I hardly knew what to make of that. Haines could see that I was taken aback.
“We’re not all bad,” Ricky Haines said.
I weighed his offer. “No,” I said. “But thanks.” First of all, I didn’t want to be in any Griffon cop’s debt. And
second, I didn’t want to think about what Brindle might do to his partner if he found out Haines had done me a favor.

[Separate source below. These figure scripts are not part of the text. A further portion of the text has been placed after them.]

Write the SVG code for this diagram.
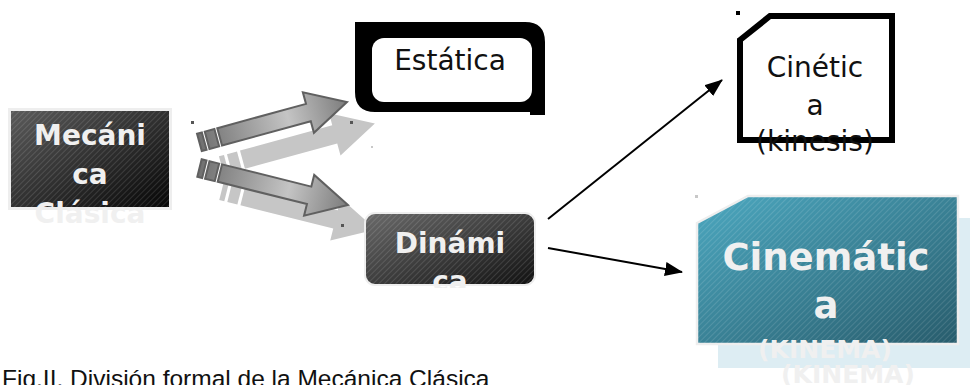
<svg xmlns="http://www.w3.org/2000/svg" xmlns:xlink="http://www.w3.org/1999/xlink" width="970" height="385" viewBox="0 0 970 385">
<style>
.bw{font-family:"DejaVu Sans",sans-serif;font-weight:bold;fill:#f0f0f0;text-anchor:middle}
.rg{font-family:"DejaVu Sans",sans-serif;font-size:28px;fill:#111;text-anchor:middle}
.cap{font-family:"Liberation Sans",Arial,sans-serif;font-size:24.5px;fill:#111}
.conn{stroke:#000;stroke-width:2;fill:none;marker-end:url(#ah)}
.dot{fill:#555}
.ldot{fill:#c8c8c8}
</style>
<defs>
<linearGradient id="gDark" x1="0" y1="0" x2="1" y2="1">
<stop offset="0" stop-color="#5c5c5c"/><stop offset="1" stop-color="#050505"/>
</linearGradient>
<linearGradient id="gDark2" x1="0" y1="0" x2="1" y2="1">
<stop offset="0" stop-color="#6a6a6a"/><stop offset="1" stop-color="#111"/>
</linearGradient>
<linearGradient id="gTeal" x1="0" y1="0" x2="1" y2="1">
<stop offset="0" stop-color="#4ca8c0"/><stop offset="1" stop-color="#285c6c"/>
</linearGradient>
<linearGradient id="gArr" gradientUnits="userSpaceOnUse" x1="0" y1="0" x2="153" y2="0">
<stop offset="0" stop-color="#707070"/><stop offset="0.6" stop-color="#c4c4c4"/><stop offset="1" stop-color="#7c7c7c"/>
</linearGradient>
<pattern id="hatch" width="4" height="4" patternUnits="userSpaceOnUse" patternTransform="rotate(-45)">
<rect width="4" height="1" fill="#fff" opacity="0.12"/>
</pattern>
<marker id="ah" markerUnits="userSpaceOnUse" markerWidth="18" markerHeight="14" refX="17" refY="7" orient="auto">
<path d="M0,0 L18,7 L0,14 Z" fill="#000"/>
</marker>
<g id="blk">
<rect x="0" y="-9" width="5" height="18"/>
<rect x="8" y="-9" width="10" height="18"/>
<path d="M21,-9 H113 V-21 L153,0 L113,21 V9 H21 Z"/>
</g>
<clipPath id="clipDin"><rect x="355" y="200" width="200" height="88"/></clipPath>
</defs>

<g id="arrows">
<use xlink:href="#blk" href="#blk" fill="#c6c6c6" transform="translate(221.4,165.4) rotate(-15.3) scale(1.04)"/>
<use xlink:href="#blk" href="#blk" fill="#c6c6c6" transform="translate(221.5,191) rotate(14) scale(1.04)"/>
<use xlink:href="#blk" href="#blk" fill="url(#gArr)" stroke="#606060" stroke-width="2" transform="translate(199.4,142.4) rotate(-15.3)"/>
<use xlink:href="#blk" href="#blk" fill="url(#gArr)" stroke="#606060" stroke-width="2" transform="translate(199.5,168) rotate(14)"/>
<rect class="dot" x="191" y="121" width="3" height="3"/>
<rect class="dot" x="350" y="121" width="3" height="3"/>
<rect class="dot" x="341" y="224" width="3" height="3"/>
<rect class="ldot" x="371" y="146" width="2" height="2"/>
<rect class="ldot" x="695" y="195" width="3" height="3"/>
</g>

<g id="mecanica">
<rect x="9.5" y="109.5" width="161" height="99" fill="url(#gDark)" stroke="#eeeeee" stroke-width="3"/>
<rect x="11" y="111" width="158" height="96" fill="url(#hatch)"/>
<text class="bw" font-size="28" x="90" y="145">Mecáni</text>
<text class="bw" font-size="28" x="90" y="184">ca</text>
<text class="bw" font-size="28" x="90" y="223" fill="#ececec">Clásica</text>
</g>

<g id="estatica">
<path d="M355,22 H525 Q545,22 545,42 V115 H530 V112 H375 Q355,112 355,92 Z" fill="#000"/>
<rect x="372" y="38" width="160" height="64" rx="12" fill="#fff"/>
<text class="rg" x="450" y="70">Estática</text>
</g>

<g id="dinamica">
<rect x="365" y="213" width="170" height="72" rx="10" fill="url(#gDark2)" stroke="#eeeeee" stroke-width="2"/>
<rect x="366" y="214" width="168" height="70" rx="9" fill="url(#hatch)"/>
<g clip-path="url(#clipDin)">
<text class="bw" font-size="28" x="450" y="253">Dinámi</text>
<text class="bw" font-size="28" x="450" y="291">ca</text>
</g>
</g>

<g id="cinetica">
<rect x="736" y="11" width="4" height="4" fill="#000"/>
<polygon points="740,40 770,16 892,16 892,140 740,140" fill="#fff" stroke="#000" stroke-width="6"/>
<text class="rg" x="815" y="77">Cinétic</text>
<text class="rg" x="815" y="115">a</text>
<text class="rg" x="815" y="151">(kinesis)</text>
</g>

<g id="cinematica">
<rect x="718" y="218" width="252" height="150" fill="#ddedf3"/>
<text class="bw" font-size="25" x="848" y="383" fill="#f2f8fa">(KINEMA)</text>
<polygon points="697,223 748,196 958,196 958,344 697,344" fill="url(#gTeal)" stroke="#eeeeee" stroke-width="2.5"/>
<polygon points="698,224 748,197 957,197 957,343 698,343" fill="url(#hatch)"/>
<text class="bw" font-size="37" x="826" y="270">Cinemátic</text>
<text class="bw" font-size="37" x="826" y="318">a</text>
<text class="bw" font-size="25" x="825" y="358" fill="#eeeeee">(KINEMA)</text>
</g>

<g id="connectors">
<path class="conn" d="M548,219 L722,80"/>
<path class="conn" d="M548,248 L682,272"/>
</g>

<text class="cap" x="2" y="387">Fig.II. División formal de la Mecánica Clásica</text>
</svg>
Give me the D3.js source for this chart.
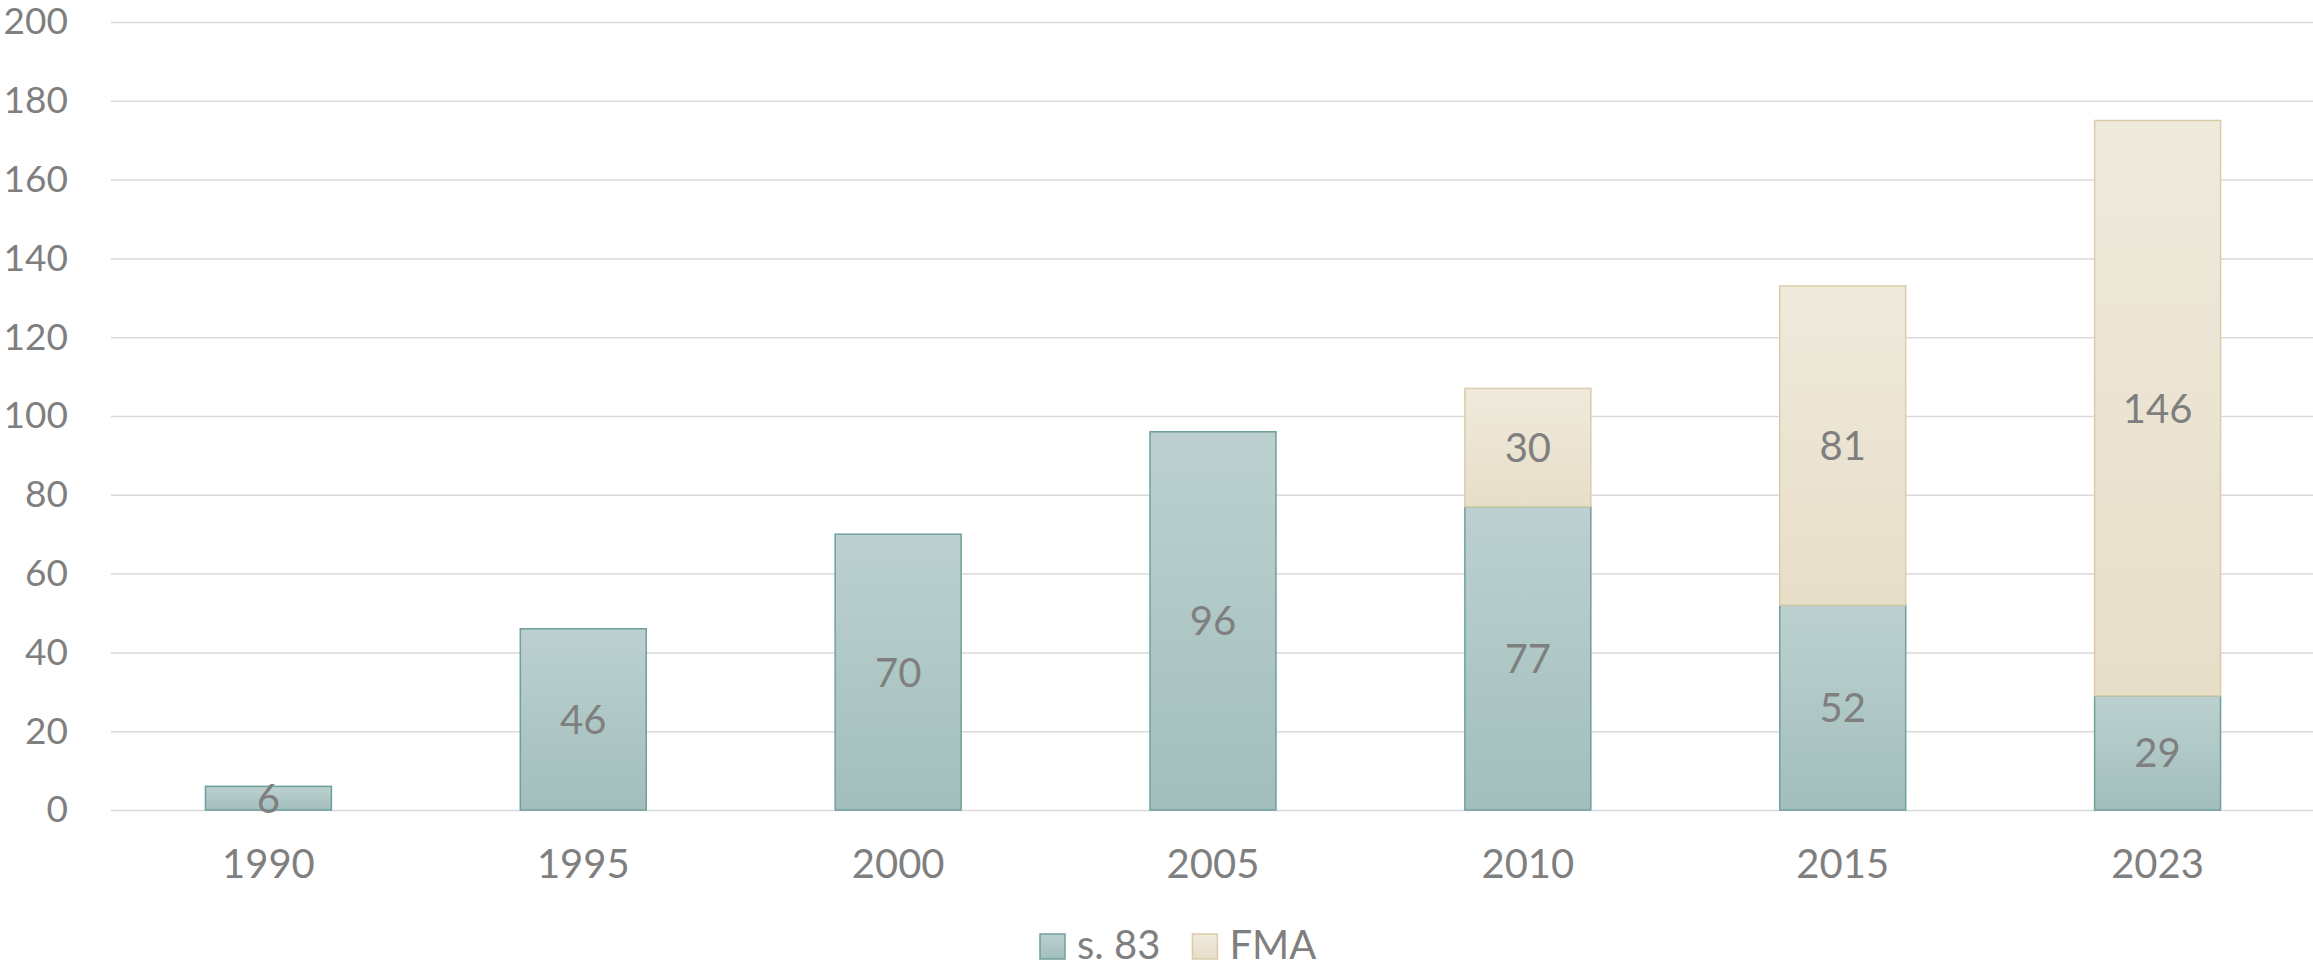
<!DOCTYPE html>
<html>
<head>
<meta charset="utf-8">
<script src="https://cdn.jsdelivr.net/npm/d3@7"></script>
<style>
  body { margin: 0; background: #fff; }
  text { font-family: Lato, "Open Sans", sans-serif; fill: #7f7f7f; }
</style>
</head>
<body>
<svg id="chart" width="2313" height="965"></svg>
<script>
const years = ['1990', '1995', '2000', '2005', '2010', '2015', '2023'];
const s83 = [6, 46, 70, 96, 77, 52, 29];
const fma = [0, 0, 0, 0, 30, 81, 146];
const yTicks = [0, 20, 40, 60, 80, 100, 120, 140, 160, 180, 200];
const seriesNames = ['s. 83', 'FMA'];

const svg = d3.select('#chart');
let margins = { 'left': 111, 'top': 22, 'bottom': 155, 'right': -2 };
let chartWidth = svg.attr('width') - margins.left - margins.right;
let chartHeight = svg.attr('height') - margins.top - margins.bottom;

const x = d3.scaleBand().domain(years).range([0, chartWidth]).paddingInner(0.6).paddingOuter(0.3);
const y = d3.scaleLinear().domain([0, 200]).range([chartHeight, 0]);

// gradients, one per series
const defs = svg.append('defs');
const fills = [
  { id: 'gS83', top: '#bcd1cf', bottom: '#a2bebd', stroke: '#6f9f9d' },
  { id: 'gFMA', top: '#f0eadd', bottom: '#e7dec8', stroke: '#d9cca8' }
];
fills.forEach(f => {
  let g = defs.append('linearGradient').attr('id', f.id)
    .attr('x1', 0).attr('y1', 0).attr('x2', 0).attr('y2', 1);
  g.append('stop').attr('offset', '0%').attr('stop-color', f.top);
  g.append('stop').attr('offset', '100%').attr('stop-color', f.bottom);
});

let chartArea = svg.append('g').attr('transform', `translate(${margins.left},${margins.top})`);

// gridlines
chartArea.append('g')
  .call(d3.axisLeft(y).tickValues(yTicks).tickSize(-chartWidth).tickFormat(''))
  .call(g => g.select('.domain').remove())
  .call(g => g.selectAll('line').attr('stroke', '#d9d9d9').attr('stroke-width', 1.5));

// y labels
chartArea.append('g')
  .call(d3.axisLeft(y).tickValues(yTicks).tickSize(0).tickPadding(43))
  .call(g => g.select('.domain').remove())
  .call(g => g.selectAll('text').style('font-size', '37px').attr('fill', '#7f7f7f'));

// x labels
chartArea.append('g')
  .attr('transform', `translate(0,${chartHeight})`)
  .call(d3.axisBottom(x).tickSize(0).tickPadding(40))
  .call(g => g.select('.domain').remove())
  .call(g => g.selectAll('text').style('font-size', '40px').attr('fill', '#7f7f7f'));

// stacked bars
const table = years.map((yr, i) => ({ year: yr, 's. 83': s83[i], 'FMA': fma[i] }));
const stacked = d3.stack().keys(seriesNames)(table);

stacked.forEach((layer, k) => {
  const f = fills[k];
  layer.forEach(d => {
    let v = d[1] - d[0];
    if (v <= 0) return;
    chartArea.append('rect')
      .attr('x', x(d.data.year))
      .attr('y', y(d[1]))
      .attr('width', x.bandwidth())
      .attr('height', y(d[0]) - y(d[1]))
      .attr('fill', `url(#${f.id})`)
      .attr('stroke', f.stroke)
      .attr('stroke-width', 1.5);
  });
});

// data labels
stacked.forEach(layer => {
  layer.forEach(d => {
    let v = d[1] - d[0];
    if (v <= 0) return;
    chartArea.append('text')
      .attr('x', x(d.data.year) + x.bandwidth() / 2)
      .attr('y', y((d[0] + d[1]) / 2))
      .attr('dy', '0.36em')
      .attr('text-anchor', 'middle')
      .style('font-size', '40px')
      .text(v);
  });
});

// legend
const legend = svg.append('g').attr('transform', 'translate(1040, 934)');
let lx = 0;
seriesNames.forEach((name, k) => {
  legend.append('rect')
    .attr('x', lx).attr('y', 0)
    .attr('width', 25).attr('height', 25)
    .attr('fill', `url(#${fills[k].id})`)
    .attr('stroke', fills[k].stroke)
    .attr('stroke-width', 1.5);
  let t = legend.append('text')
    .attr('x', lx + 37).attr('y', 25)
    .style('font-size', '40px')
    .text(name);
  lx += 37 + t.node().getComputedTextLength() + 32;
});
</script>
</body>
</html>
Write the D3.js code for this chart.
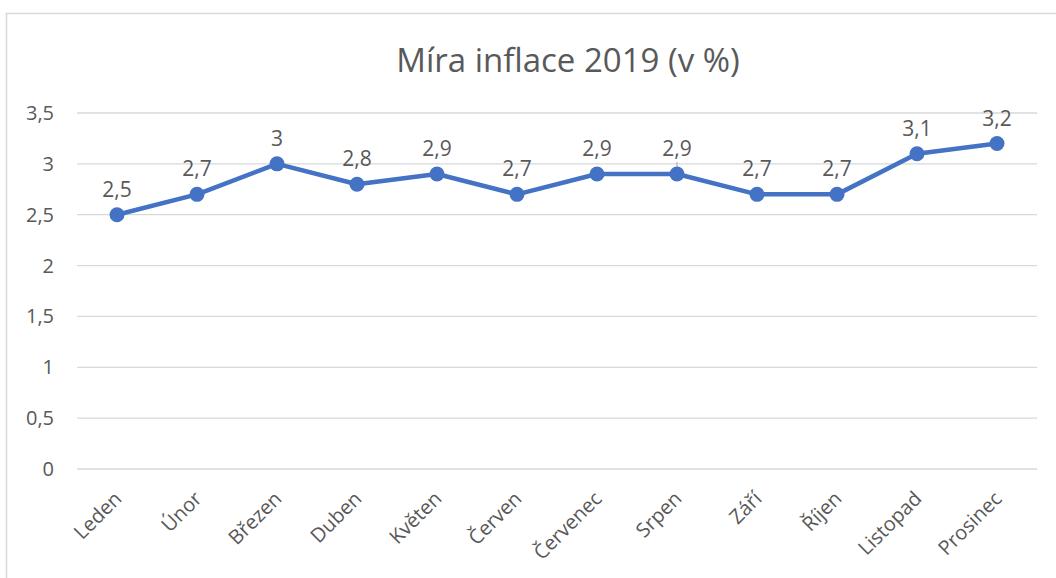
<!DOCTYPE html>
<html>
<head>
<meta charset="utf-8">
<script src="https://cdn.jsdelivr.net/npm/d3@7"></script>
<style>
  html, body { margin: 0; padding: 0; background: #fff; }
  svg { display: block; }
  text { font-family: "Open Sans", "Noto Sans", sans-serif; fill: #595959; }
</style>
</head>
<body>
<svg id="chart" width="1056" height="578"></svg>
<script>
const categories = ["Leden", "Únor", "Březen", "Duben", "Květen", "Červen", "Červenec", "Srpen", "Září", "Říjen", "Listopad", "Prosinec"];
const values = [2.5, 2.7, 3.0, 2.8, 2.9, 2.7, 2.9, 2.9, 2.7, 2.7, 3.1, 3.2];
const valueLabels = ["2,5", "2,7", "3", "2,8", "2,9", "2,7", "2,9", "2,9", "2,7", "2,7", "3,1", "3,2"];
const yTicks = [0, 0.5, 1, 1.5, 2, 2.5, 3, 3.5];
const yTickLabels = ["0", "0,5", "1", "1,5", "2", "2,5", "3", "3,5"];
const title = "Míra inflace 2019 (v %)";

const svg = d3.select("#chart");
const W = 1056, H = 578;
const plot = { left: 77, right: 1037, top: 113, bottom: 469 };

// chart area border
svg.append("rect")
  .attr("x", 6.5).attr("y", 13.5)
  .attr("width", W + 20).attr("height", H + 20)
  .attr("fill", "none").attr("stroke", "#d9d9d9").attr("stroke-width", 1.5);

const x = d3.scaleBand().domain(categories).range([plot.left, plot.right]);
const y = d3.scaleLinear().domain([0, 3.5]).range([plot.bottom, plot.top]);
const cx = d => x(d) + x.bandwidth() / 2;

// title
svg.append("text")
  .attr("x", 568).attr("y", 72)
  .attr("text-anchor", "middle")
  .style("font-size", "33px")
  .text(title);

// gridlines
svg.append("g").selectAll("line").data(yTicks).join("line")
  .attr("x1", plot.left).attr("x2", plot.right)
  .attr("y1", d => y(d)).attr("y2", d => y(d))
  .attr("stroke", "#d9d9d9").attr("stroke-width", 1.3);

// y tick labels
svg.append("g").selectAll("text").data(yTicks).join("text")
  .attr("x", 54).attr("y", d => y(d))
  .attr("dy", "0.35em")
  .attr("text-anchor", "end")
  .style("font-size", "20px")
  .text((d, i) => yTickLabels[i]);

// x labels
svg.append("g").selectAll("text").data(categories).join("text")
  .attr("transform", d => `translate(${cx(d) + 1},${495}) rotate(-45)`)
  .attr("dy", "0.35em")
  .attr("text-anchor", "end")
  .style("font-size", "20px")
  .text(d => d);

// line
const data = categories.map((c, i) => ({ c, v: values[i], l: valueLabels[i] }));
const line = d3.line().x(d => cx(d.c)).y(d => y(d.v));
svg.append("path").datum(data)
  .attr("d", line)
  .attr("fill", "none")
  .attr("stroke", "#4472C4")
  .attr("stroke-width", 4.5)
  .attr("stroke-linejoin", "round");

// leader line artifact at Srpen
svg.append("line")
  .attr("x1", cx("Srpen")).attr("x2", cx("Srpen"))
  .attr("y1", y(2.9) - 12).attr("y2", y(2.9))
  .attr("stroke", "#a6a6a6").attr("stroke-width", 1);

// markers
svg.append("g").selectAll("circle").data(data).join("circle")
  .attr("cx", d => cx(d.c)).attr("cy", d => y(d.v))
  .attr("r", 7.5)
  .attr("fill", "#4472C4");

// data labels
svg.append("g").selectAll("text").data(data).join("text")
  .attr("x", d => cx(d.c)).attr("y", d => y(d.v) - 18)
  .attr("text-anchor", "middle")
  .style("font-size", "21px")
  .text(d => d.l);
</script>
</body>
</html>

“Okay,” Haines said. “Look, I’m supposed to cuff you, but I don’t figure you’re going to try to make a break for it.”
“Where you taking me?”
“You’ll see.”
He opened the cell door, led me down the hall, up a flight of stairs, down another hall, and finally into a room with four other men. All white, all about my weight and height, but the similarities more or less ended there. One had gray hair, one had black. One man’s face was long with a pointed chin, another’s round with puffy cheeks. One fellow was a bit twitchy, like he was going through some kind of withdrawal. Two of them I was pretty sure I recognized as Griffon cops, although instead of wearing uniforms they were done up like they were about to go undercover as soup kitchen regulars.
You didn’t need a degree in criminology to figure out what was up. We were the cast of an upcoming lineup. Any minute now we’d be led into an adjoining room, stood against a lined backdrop that would help any audience members gauge our height, then told to step forward and turn left and right, like we were all auditioning for, instead of A Chorus Line, a remake of The Public Enemy.
No one said a word. Then a door at the end of the room was opened, and Haines told us to walk out onto the platform. I was second in line.
The five of us stood there under bright lights, unable to see what was out in front of us, although I knew it was a wall with a piece of one-way glass installed.
A voice I didn’t recognize came over a speaker and said: “Everyone turn and face left.”
We did, although the twitchy guy got it wrong and turned right. When we were all asked to face right, he went left.
“Number three, please take a step forward.” That was the guy to my right, one of the two I believed to be cops. He stepped ahead, then turned left and right as requested, then fell back into line.
“Number four, same.”
That was me. I did as I was told. Took a step forward, turned to the left again, turned to the right, then stepped back into line.